Friday, November 27, 2009

Dude, Where's My Ambien?

Two weeks ago Harvard professor Elizabeth Warren, who's been heading up the congressional panel overseeing bailout money spending was interviewed on PBS. In her answer to the first question, Warren pointed out that while the catastrophe was stopped, the underlying Wall Street regulations aren't changing. In her words,
"nobody goes to bed now and worried that, when we wake up tomorrow morning—that—that markets will have disappeared"
This was aired on Friday, Nov. 13. Two weeks later we had the Dubai scare. The timing, the geo-location (western banks financing the middle east) and market segment (commercial real estate) of the Dubai event match the coordinates in recent warnings by Roubini and Prechter. Also, as one commentator has mentioned, large construction projects are where economies go to die. Commentators were enlisted to scribe duty out of their holiday vacations. Can you blame anyone for losing sleep?

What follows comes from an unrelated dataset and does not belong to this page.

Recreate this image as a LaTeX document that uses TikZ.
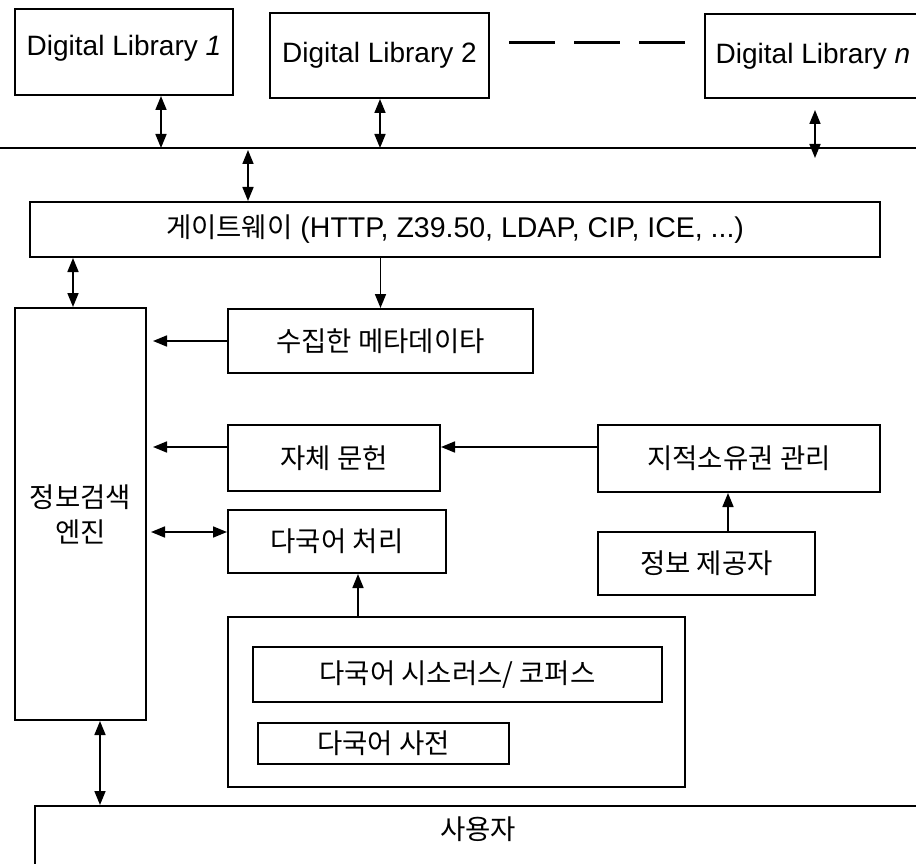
\documentclass[tikz,border=0pt]{standalone}
\usepackage{fontspec}
\setmainfont{Liberation Sans}
\newfontfamily\krfont{Noto Sans CJK KR}
\usetikzlibrary{arrows.meta}
\newcommand\latsz{\fontsize{28}{34}\selectfont}
\newcommand\krsz{\krfont\fontsize{27.5}{35}\selectfont}
\begin{document}
\begin{tikzpicture}[x=1pt,y=-1pt,
  box/.style={draw, line width=2pt, inner sep=0pt, align=center},
  kr/.style={font=\krsz},
  tip/.tip={Triangle[length=14pt,width=11pt]},
  ar/.style={-tip, line width=1.7pt},
  dar/.style={tip-tip, line width=1.7pt}]
\clip (0,0) rectangle (916,864);
\fill[white] (0,0) rectangle (916,864);

% digital libraries
\node[box, anchor=north, minimum width=218pt, text height=47pt, text depth=39pt] (dl1) at (124,8) {\latsz Digital Library \textit{1}};
\node[box, anchor=north, minimum width=219pt, text height=50pt, text depth=35pt] (dl2) at (379.5,12) {\latsz Digital Library 2};
\node[box, anchor=north, minimum width=216pt, text height=50pt, text depth=34pt] (dln) at (813,13) {\latsz Digital Library \textit{n}};

% bus
\coordinate (busL) at (0,148);
\coordinate (busR) at (916,148);
\draw[line width=2.6pt] (busL) -- (busR);

% gateway
\node[box, minimum width=850pt, minimum height=55pt] (gw) at (455,229.5) {\fontsize{28.5}{34}\selectfont{\krsz 게이트웨이} (HTTP, Z39.50, LDAP, CIP, ICE, ...)};

% engine
\node[box, kr, minimum width=131pt, minimum height=412pt] (eng) at (80.5,514) {정보검색\\엔진};

% middle column
\node[box, kr, minimum width=305pt, minimum height=64pt] (meta) at (380.5,341) {수집한 메타데이타};
\node[box, kr, minimum width=212pt, minimum height=66pt] (own) at (334,458) {자체 문헌};
\node[box, kr, minimum width=282pt, minimum height=67pt] (ipr) at (739,458.5) {지적소유권 관리};
\node[box, kr, minimum width=218pt, minimum height=63pt] (mlp) at (337,541.5) {다국어 처리};
\node[box, kr, minimum width=217pt, minimum height=63pt] (prov) at (706.5,563.5) {정보 제공자};

% language resources
\node[box, minimum width=457pt, minimum height=170pt] (res) at (456.5,702) {};
\node[box, kr, minimum width=409pt, minimum height=55pt] (thes) at (457.5,674.5) {다국어 시소러스/ 코퍼스};
\node[box, kr, minimum width=251pt, minimum height=41pt] (dict) at (383.5,743.5) {다국어 사전};

% user
\node[box, kr, anchor=north, minimum width=886pt, text height=33pt, text depth=45pt] (user) at (478,805) {사용자};

% helper coordinates
\coordinate (b1) at (161,148);
\coordinate (b2) at (380,148);
\coordinate (bnTop) at (815,110);
\coordinate (bnBot) at (815,158);
\coordinate (bg) at (248,150);
\coordinate (xe) at (73,0);
\coordinate (yo) at (0,447);
\coordinate (ym) at (0,532);
\coordinate (xp) at (728,0);
\coordinate (xr) at (358,0);
\coordinate (xu) at (100,0);
\coordinate (yd) at (0,43);

% connectors
\draw[line width=3pt, dash pattern=on 46pt off 19pt, shorten <=19pt, shorten >=19pt] (dl2.east |- yd) -- (dln.west |- yd);
\draw[dar] (dl1.south -| b1) -- (b1);
\draw[dar] (dl2.south -| b2) -- (b2);
\draw[dar] (bnTop) -- (bnBot);
\draw[dar] (bg) -- (bg |- gw.north);
\draw[dar] (gw.south -| xe) -- (eng.north -| xe);
\draw[ar] (gw.south -| meta.north) -- (meta.north);
\draw[ar, shorten >=6pt] (meta.west) -- (meta.west -| eng.east);
\draw[ar, shorten >=6pt] (own.west |- yo) -- (eng.east |- yo);
\draw[ar] (ipr.west |- yo) -- (own.east |- yo);
\draw[dar, shorten <=4pt] (eng.east |- ym) -- (mlp.west |- ym);
\draw[ar] (prov.north -| xp) -- (ipr.south -| xp);
\draw[ar] (res.north -| xr) -- (mlp.south -| xr);
\draw[dar] (eng.south -| xu) -- (user.north -| xu);
\end{tikzpicture}
\end{document}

No, markets have not disappeared. But two weeks after her worthy interview aired, I'll bet an Emirate Dinar Ms. Warren would have rephrased her "Not Losing Sleep Over Disappearing Markets" if she was to be interviewed today.

This is how much things have shifted in two weeks.

Sunday, November 22, 2009

Upadana's Role in the Mortgage Crisis

An article in LA Times covers research on the effect of moral beliefs and emotional background on defaulting on a home loan. LAtimes.com:
"When push comes to shoving your loved ones out the door, Bob Hunt of Keller Williams O.C. Coastal Realty in San Clemente says the moral duty to protect your family outweighs the moral duty to repay the loan.

'Promise keeping is not the highest moral value,' said Hunt, who before his real estate career taught ethics and logic at the University of Redlands. 'If I promised to lend you my gun and you are now in a clearly dangerous psychotic stage, breaking my promise would be the right thing to do, not the wrong thing.'"
Another interesting aspect that comes up is the opportunity to measure attachment, a loaded term in the Hindu tradition and one of the causes of human suffering in Buddhism (Wikipedia on Upadana):
There are some interesting variables. For example, although the biggest determinant is equity shortfall, another major consideration is people's attachment to their homes, with folks who bought more than five years ago far less likely to default.
Interesting hat, thanks to the housing crisis, attachment and the suffering it causes can be so scientifically measured.